Thursday, November 26, 2009

Drop the Shop

A small ad adjacent to an article on the Copenhagen climate talks caught my eye. Under the heading, “Green Shopping”, was a small ad for a wireless energy monitor. The text informed me that I could instantly see the difference in energy use and cost that I gain by the various changes I make toward conservation. All for £34.95. All this anyone can do for free by observation and calculation. Of course, one doesn’t get immediate information. On the other hand, one does not end up with another abandoned trinket in a never-ending chain of consumption.

And then the complete absurdity of the heading,” Green Shopping”, struck me. Green shopping is as much of a contradiction in terms as military intelligence or good war.

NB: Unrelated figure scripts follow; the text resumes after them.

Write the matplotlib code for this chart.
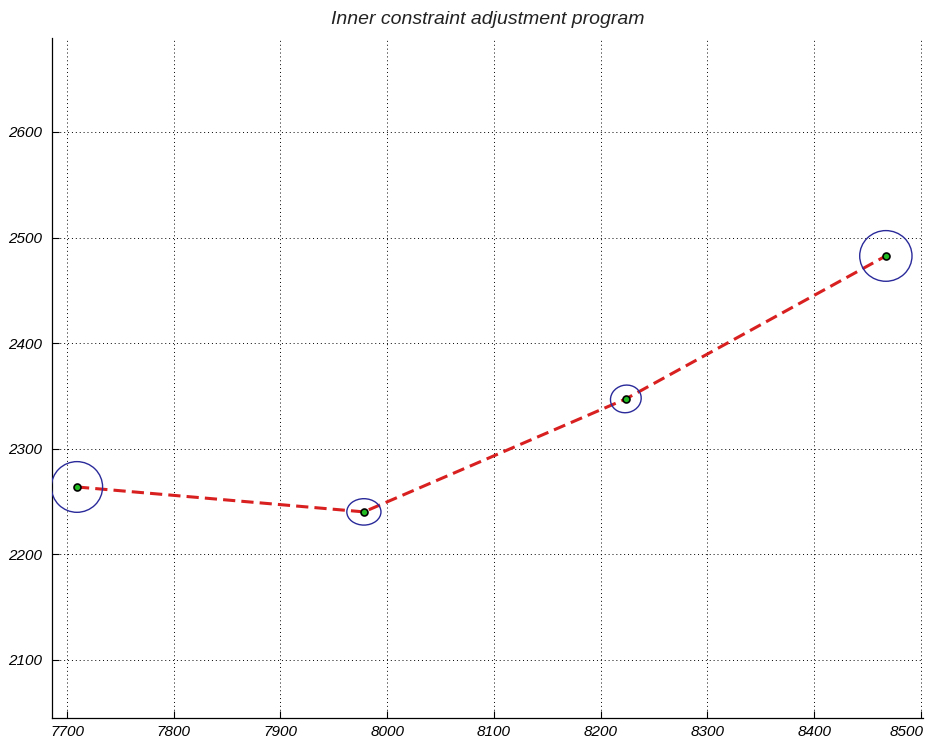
import matplotlib
matplotlib.use("Agg")
import matplotlib.pyplot as plt
import matplotlib.transforms as mtransforms
from matplotlib.patches import Ellipse

# Adjusted station coordinates
east = [7709.4, 7978.2, 8223.6, 8467.2]
north = [2263.8, 2240.2, 2347.2, 2482.6]

# Error ellipse semi-axes (along east, along north) and rotation in degrees
semi_e = [24.0, 16.0, 14.5, 24.5]
semi_n = [24.0, 12.5, 13.0, 24.0]
tilt = [0.0, 0.0, 15.0, 0.0]

x_ticks = [7700, 7800, 7900, 8000, 8100, 8200, 8300, 8400, 8500]
y_ticks = [2100, 2200, 2300, 2400, 2500, 2600]

family = "Liberation Sans"

fig = plt.figure(figsize=(9.3, 7.42), dpi=100)
ax = fig.add_axes([52 / 930, 1 - 718 / 742, (923 - 52) / 930, (718 - 38) / 742])

ax.set_xlim(7686, 8502)
ax.set_ylim(2045, 2689)

ax.set_xticks(x_ticks)
ax.set_yticks(y_ticks)
ax.set_xticklabels([str(v) for v in x_ticks], fontstyle="italic", family=family, fontsize=11)
ax.set_yticklabels([str(v) for v in y_ticks], fontstyle="italic", family=family, fontsize=11)
ax.tick_params(direction="in", length=5, width=0.8, colors="black")
ax.tick_params(axis="x", pad=5)
ax.tick_params(axis="y", pad=7)

# keep the rightmost x label inside the canvas
last = ax.get_xticklabels()[-1]
last.set_transform(last.get_transform() +
                   mtransforms.ScaledTranslation(-14 / 100, 0, fig.dpi_scale_trans))

ax.grid(True, linestyle=(0, (1, 3)), color="black", linewidth=0.7)
ax.set_axisbelow(True)

for side in ("top", "right"):
    ax.spines[side].set_visible(False)
for side in ("left", "bottom"):
    ax.spines[side].set_linewidth(0.9)

ax.plot(east, north, linestyle=(0, (4, 2)), color="#d92020", linewidth=2.2, zorder=3)

for e, n, a, b, t in zip(east, north, semi_e, semi_n, tilt):
    ax.add_patch(Ellipse((e, n), 2 * a, 2 * b, angle=t, fill=False,
                         edgecolor="#2a2a9a", linewidth=1.0, zorder=4))

ax.plot(east, north, linestyle="none", marker="o", markersize=5,
        markerfacecolor="#22bb22", markeredgecolor="black", markeredgewidth=1.2, zorder=5)

ax.set_title("Inner constraint adjustment program", fontstyle="italic",
             family=family, fontsize=14, color="#222222", pad=10)

fig.savefig("out.png", dpi=100, facecolor="white")
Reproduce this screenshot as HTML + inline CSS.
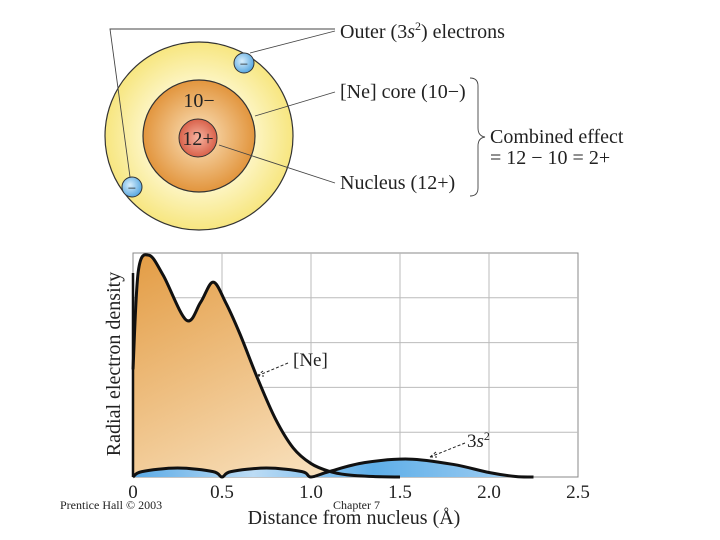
<!DOCTYPE html>
<html><head><meta charset="utf-8"><style>
body{margin:0;background:#fff;width:720px;height:540px;overflow:hidden}
svg{display:block}
text{font-family:"Liberation Serif",serif;fill:#222}
</style></head><body>
<svg width="720" height="540">
<defs>
<radialGradient id="gy" cx="50%" cy="50%" r="50%"><stop offset="0.55" stop-color="#fdf6c8"/><stop offset="1" stop-color="#f7e680"/></radialGradient>
<radialGradient id="go" cx="50%" cy="50%" r="50%"><stop offset="0" stop-color="#fbe3bf"/><stop offset="1" stop-color="#e2953d"/></radialGradient>
<radialGradient id="gr" cx="50%" cy="50%" r="50%"><stop offset="0" stop-color="#f6b3a0"/><stop offset="1" stop-color="#d9614a"/></radialGradient>
<radialGradient id="gb" cx="40%" cy="40%" r="60%"><stop offset="0" stop-color="#d8eefc"/><stop offset="1" stop-color="#5ba9e0"/></radialGradient>
<linearGradient id="fo" x1="0" y1="0" x2="0.6" y2="1"><stop offset="0" stop-color="#e39c44"/><stop offset="1" stop-color="#f8dfba"/></linearGradient>
<linearGradient id="fb" x1="0" y1="0" x2="1" y2="0"><stop offset="0" stop-color="#5aaae6"/><stop offset="0.3" stop-color="#bcdcf5"/><stop offset="0.6" stop-color="#5eaee8"/><stop offset="1" stop-color="#a8d2f3"/></linearGradient>
</defs>
<g>
<circle cx="199" cy="136" r="94" fill="url(#gy)" stroke="#333" stroke-width="1.2"/>
<circle cx="199" cy="136" r="56" fill="url(#go)" stroke="#333" stroke-width="1.2"/>
<circle cx="198" cy="138" r="19" fill="url(#gr)" stroke="#333" stroke-width="1"/>
<text x="199" y="107" font-size="20" text-anchor="middle">10−</text>
<text x="198" y="145" font-size="20" text-anchor="middle">12+</text>
<g><circle cx="244" cy="63" r="10" fill="url(#gb)" stroke="#333"/><text x="244" y="69" font-size="15" text-anchor="middle">−</text></g>
<g><circle cx="132" cy="187" r="10" fill="url(#gb)" stroke="#333"/><text x="132" y="193" font-size="15" text-anchor="middle">−</text></g>
<g stroke="#444" stroke-width="0.9" fill="none">
<path d="M335 29 L110 29 L130 177"/><path d="M335 31 L250 53"/>
<path d="M335 92 L255 116"/><path d="M335 183 L219 145"/>
<path d="M470 78 q8 0 8 8 v42 q0 8 7 9 q-7 1 -7 9 v42 q0 8 -8 8"/>
</g>
<text x="340" y="38" font-size="20">Outer (3<tspan font-style="italic">s</tspan><tspan font-size="12" dy="-8">2</tspan><tspan dy="8">) electrons</tspan></text>
<text x="340" y="98" font-size="20">[Ne] core (10−)</text>
<text x="340" y="189" font-size="20">Nucleus (12+)</text>
<text x="490" y="143" font-size="20">Combined effect</text>
<text x="490" y="164" font-size="20">= 12 − 10 = 2+</text>
</g>
<g id="chart"></g>
<text x="60" y="509" font-size="12">Prentice Hall © 2003</text>
<text x="333" y="509" font-size="12">Chapter 7</text>
</svg>
<script>
const xTicks=[0,0.5,1.0,1.5,2.0,2.5];
const xTickLabels=["0","0.5","1.0","1.5","2.0","2.5"];
const neX=[0,0.03,0.09,0.17,0.3,0.38,0.45,0.52,0.6,0.7,0.8,0.9,1.0,1.1,1.2,1.35,1.5];
const neY=[2.4,4.6,4.95,4.5,3.5,3.9,4.35,3.9,3.2,2.2,1.3,0.65,0.3,0.13,0.05,0.01,0];
const sX=[0,0.05,0.25,0.45,0.5,0.55,0.75,0.95,1.0,1.1,1.3,1.55,1.8,2.0,2.15,2.25];
const sY=[0,0.12,0.2,0.12,0,0.12,0.2,0.12,0,0.12,0.32,0.4,0.28,0.1,0.01,0];
const X0=133,X1=578,Y0=477,Y1=253;
const xs=v=>X0+v/2.5*(X1-X0), ys=v=>Y0-v/5*(Y0-Y1);
const NS="http://www.w3.org/2000/svg", g=document.getElementById('chart');
function mk(t,a){const e=document.createElementNS(NS,t);for(const k in a)e.setAttribute(k,a[k]);g.appendChild(e);return e;}
function smooth(X,Y){const p=X.map((x,i)=>[xs(x),ys(Y[i])]);let d="M"+p[0].join(" ");
for(let i=0;i<p.length-1;i++){const a=p[i-1]||p[i],b=p[i],c=p[i+1],e=p[i+2]||c;
d+=` C${b[0]+(c[0]-a[0])/6} ${b[1]+(c[1]-a[1])/6} ${c[0]-(e[0]-b[0])/6} ${c[1]-(e[1]-b[1])/6} ${c[0]} ${c[1]}`;}return d;}
const bg=mk('rect',{x:X0,y:Y1,width:X1-X0,height:Y0-Y1,fill:'#fff',stroke:'#888'});

for(let i=1;i<5;i++){const l=mk('line',{x1:X0,x2:X1,y1:ys(i),y2:ys(i),stroke:'#bbb'});
}
xTicks.forEach((t,i)=>{if(i>0&&i<5){const l=mk('line',{x1:xs(t),x2:xs(t),y1:Y1,y2:Y0,stroke:'#bbb'});
}
const tx=mk('text',{x:xs(t),y:498,'font-size':19,'text-anchor':'middle'});tx.textContent=xTickLabels[i];
});
const neD=smooth(neX,neY);
const neF=mk('path',{d:neD+` L${xs(neX[0])} ${Y0} Z`,fill:'url(#fo)'});

const sD=smooth(sX,sY);
const sF=mk('path',{d:sD+" Z",fill:'url(#fb)'});

const neL=mk('path',{d:neD,fill:'none',stroke:'#111','stroke-width':3});

const sL=mk('path',{d:sD,fill:'none',stroke:'#111','stroke-width':3});

const ax=mk('path',{d:`M${X0} ${Y1+20} V${Y0}`,stroke:'#111','stroke-width':2.5,fill:'none'});

const a1=mk('path',{d:'M288 363 L257 376 M257 376 l6 -5 M257 376 l7 0',stroke:'#222','stroke-dasharray':'3 2',fill:'none'});

const t1=mk('text',{x:293,y:366,'font-size':19});t1.textContent='[Ne]';

const a2=mk('path',{d:'M465 443 L430 457 M430 457 l6 -5 M430 457 l7 0',stroke:'#222','stroke-dasharray':'3 2',fill:'none'});

const t2=mk('text',{x:467,y:447,'font-size':19});t2.innerHTML='3<tspan font-style="italic">s</tspan><tspan font-size="12" dy="-7">2</tspan>';

const xt=mk('text',{x:354,y:524,'font-size':20,'text-anchor':'middle'});xt.textContent='Distance from nucleus (Å)';

const yt=mk('text',{x:0,y:0,'font-size':20,'text-anchor':'middle',transform:'translate(120,364) rotate(-90)'});yt.textContent='Radial electron density';

</script>
</body></html>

A truly green economy would discourage consumption away from the plastic, fantastic and worthless. A green economy would encourage and promote smaller scale, more sustainable models of economy and enterprise. Shopping, as in “buy more stuff!”, would not be part of that equation.

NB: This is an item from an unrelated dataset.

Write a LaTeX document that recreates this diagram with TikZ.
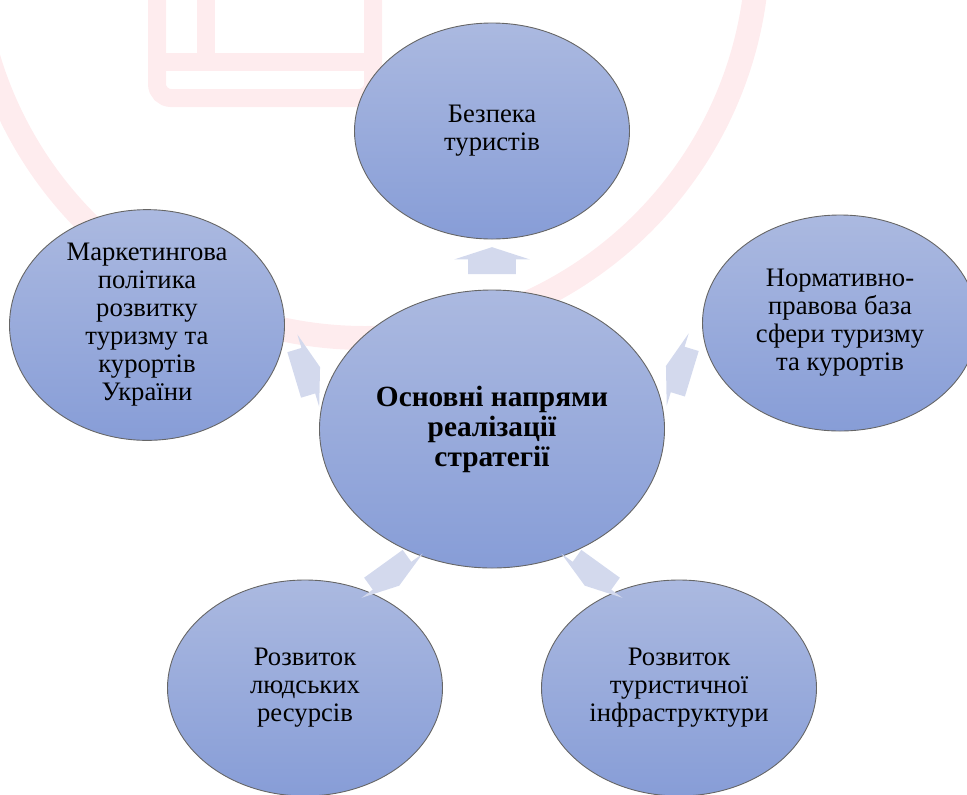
\documentclass[tikz,border=0pt]{standalone}
\usepackage{fontspec}
\setmainfont{Liberation Serif}
\usetikzlibrary{shapes.geometric,shapes.arrows}

\newlength{\du}
\setlength{\du}{0.750000pt}

\definecolor{ringcolor}{rgb}{0.996078, 0.925490, 0.933333}
\definecolor{blobtop}{rgb}{0.670588, 0.725490, 0.878431}
\definecolor{blobbottom}{rgb}{0.529412, 0.615686, 0.843137}
\definecolor{arrowcolor}{rgb}{0.827451, 0.850980, 0.929412}

\tikzset{
  blob/.style={ellipse, draw=black!60, line width=0.9\du,
    top color=blobtop, bottom color=blobbottom,
    minimum width=275\du, minimum height=216\du, inner sep=0pt,
    align=center, font=\fontsize{20}{21}\selectfont},
  hub/.style={blob, minimum width=345\du, minimum height=278\du,
    font=\fontsize{22}{22.5}\selectfont\bfseries},
  outarrow/.style={single arrow, sloped, allow upside down,
    shape border rotate=180,
    fill=arrowcolor, draw=none, inner sep=0pt, inner ysep=23.5\du,
    minimum height=27\du, single arrow head extend=14\du,
    single arrow tip angle=144},
  logoline/.style={draw=ringcolor, line width=18\du},
}

\begin{document}
\begin{tikzpicture}
\pgftransformxscale{1.000000}
\pgftransformyscale{-1.000000}
\useasboundingbox (0\du,0\du) rectangle (967\du,794\du);
% watermark
\draw[ringcolor, line width=24\du] (365\du,-55\du) circle (393\du);
\draw[logoline, rounded corners=14\du] (157\du,-10\du)--(157\du,98\du)--(373\du,98\du)--(373\du,-10\du);
\draw[logoline] (157\du,62\du)--(373\du,62\du);
\draw[logoline] (206\du,-10\du)--(206\du,62\du);
% ellipses
\node[hub] (strat) at (492.000000\du,429.000000\du) {Основні напрями\\реалізації\\стратегії};
\node[blob] (safety) at (492.000000\du,131.000000\du) {Безпека\\туристів};
\node[blob] (law) at (840.000000\du,323.000000\du) {Нормативно-\\правова база\\сфери туризму\\та курортів};
\node[blob] (infra) at (679.000000\du,688.000000\du) {Розвиток\\туристичної\\інфраструктури};
\node[blob] (people) at (305.000000\du,688.000000\du) {Розвиток\\людських\\ресурсів};
\node[blob] (market) at (147.000000\du,325.000000\du) {Маркетингова\\політика\\розвитку\\туризму та\\курортів\\України};
% arrows
\foreach \goal in {safety,law,infra,people,market}
{
\path (strat) -- node[outarrow] {} (\goal);
}
\end{tikzpicture}
\end{document}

A green economy would also be a just economy. If Copenhagen is to have any real legacy, it must deal with planetary and climate issues as one world, where all people and nations share equal rights and responsibilities, a world where a wealth and economic power is concentrated among a few to the detriment of the many. Naomi Klein offers some hopeful possibilities toward that end in The Nation.

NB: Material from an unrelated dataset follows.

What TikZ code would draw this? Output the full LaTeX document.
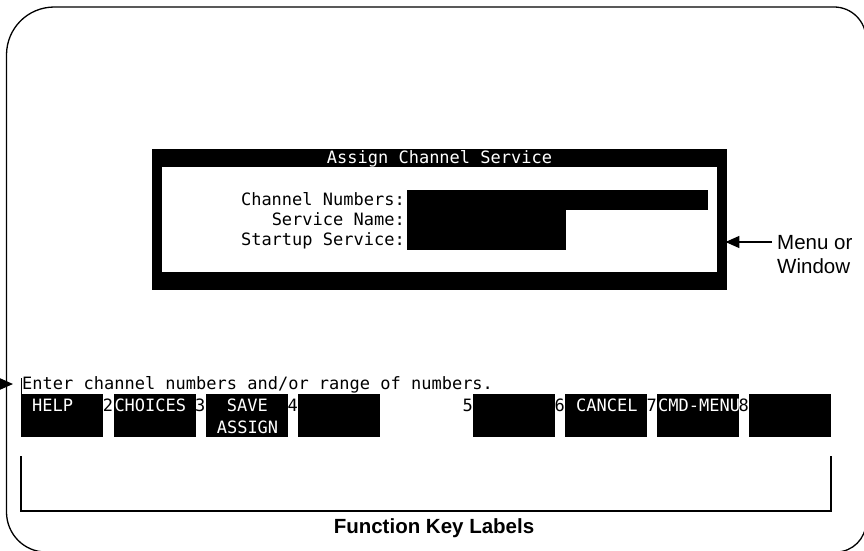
\documentclass[tikz,border=0pt]{standalone}
\usepackage{fontspec}
\setmainfont{Liberation Sans}
\newfontfamily\termfont{DejaVu Sans Mono}
\usetikzlibrary{arrows.meta}
\begin{document}
\begin{tikzpicture}[x=1pt,y=-1pt,
  term/.style={font=\termfont\fontsize{17}{20}\selectfont, inner sep=0pt, anchor=base west},
  termw/.style={term, text=white},
  digit/.style={term, anchor=base east},
  keybox/.style={fill=black, minimum width=82pt, minimum height=43pt, inner sep=0pt, anchor=north west},
  callout/.style={font=\fontsize{20.5}{24}\selectfont, inner sep=0pt, anchor=base west},
  pointer/.style={-{Triangle[length=14pt,width=12pt]}, line width=1.5pt},
  framestyle/.style={line width=1.3pt}
]
\useasboundingbox (0,0) rectangle (864,551);
\begin{scope}
\clip (0,0) rectangle (864,551);
% outer screen frame
\draw[framestyle] (6.5,55) .. controls (6.5,28.5) and (27.5,7) .. (54.5,7)
  -- (834,7) .. controls (851.7,7) and (866,21.3) .. (866,39)
  -- (866,522) .. controls (866,538.6) and (852.6,552) .. (836,552)
  -- (46,552) .. controls (24,552) and (6.5,534) .. (6.5,512) -- cycle;
% left pointer
\coordinate (lstart) at (-30,384);
\coordinate (ltip) at (13,384);
\draw[pointer] (lstart) -- (ltip);
\end{scope}

% menu window
\node[fill=black, minimum width=575pt, minimum height=141pt, inner sep=0pt, anchor=north west] (menu) at (152,149) {};
\fill[white] (162,167) rectangle (717,272);
\node[termw, anchor=base] (title) at (439.5,163) {Assign Channel Service};
\node[term, anchor=base east] (l1) at (405,205) {Channel Numbers:};
\node[term, anchor=base east] (l2) at (405,225) {Service Name:};
\node[term, anchor=base east] (l3) at (405,245) {Startup Service:};
\fill (407,190) rectangle (708,210);
\fill (407,210) rectangle (566,250);

% callout for menu
\node[callout] (ml1) at (777,249) {Menu or};
\node[callout] (ml2) at (777,273) {Window};
\coordinate (mstart) at (772,242);
\draw[pointer, shorten >=-2pt] (mstart) -- (menu.east |- mstart);

% prompt line
\node[term] (prompt) at (22,389) {Enter channel numbers and/or range of numbers.};
\draw[line width=1pt] (21,378) -- (21,437);

% function keys
\node[keybox] (k1) at (21,394) {};
\node[keybox] (k2) at (113.3,394) {};
\node[keybox] (k3) at (205.6,394) {};
\node[keybox] (k4) at (298,394) {};
\node[keybox] (k5) at (473,394) {};
\node[keybox] (k6) at (565,394) {};
\node[keybox] (k7) at (657,394) {};
\node[keybox] (k8) at (749,394) {};

\node[termw] at ([xshift=11pt,yshift=-17pt]k1.north west) {HELP};
\node[termw] at ([xshift=1pt,yshift=-17pt]k2.north west) {CHOICES};
\node[termw] at ([xshift=21pt,yshift=-17pt]k3.north west) {SAVE};
\node[termw] at ([xshift=11pt,yshift=-39pt]k3.north west) {ASSIGN};
\node[termw] at ([xshift=11pt,yshift=-17pt]k6.north west) {CANCEL};
\node[termw] at ([xshift=1pt,yshift=-17pt]k7.north west) {CMD-MENU};

\node[digit] at ([yshift=-17pt]k2.north west) {2};
\node[digit] at ([yshift=-17pt]k3.north west) {3};
\node[digit] at ([yshift=-17pt]k4.north west) {4};
\node[digit] at ([yshift=-17pt]k5.north west) {5};
\node[digit] at ([yshift=-17pt]k6.north west) {6};
\node[digit] at ([yshift=-17pt]k7.north west) {7};
\node[digit] at ([yshift=-17pt]k8.north west) {8};

% bracket
\coordinate (bl) at (21,456);
\coordinate (br) at (831,456);
\draw[line width=2pt] (bl) |- (831,511) -- (br);
\node[font=\bfseries\fontsize{20.5}{24}\selectfont, inner sep=0pt] (fkl) at (434,528) {Function Key Labels};
\end{tikzpicture}
\end{document}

Since tomorrow is the opening salvo in the nation's biggest retail extravaganza of the year, this is a good time to think about consumption and consumerism. I personally will not buy any trinkets or gifts tomorrow. If I shop at all, I will shop for food. Otherwise, I'll stay away from the stores. I'll pretty much do the same for Christmas. I rarely exchange presents other than something I make myself. Otherwise, I put my gift money into donations.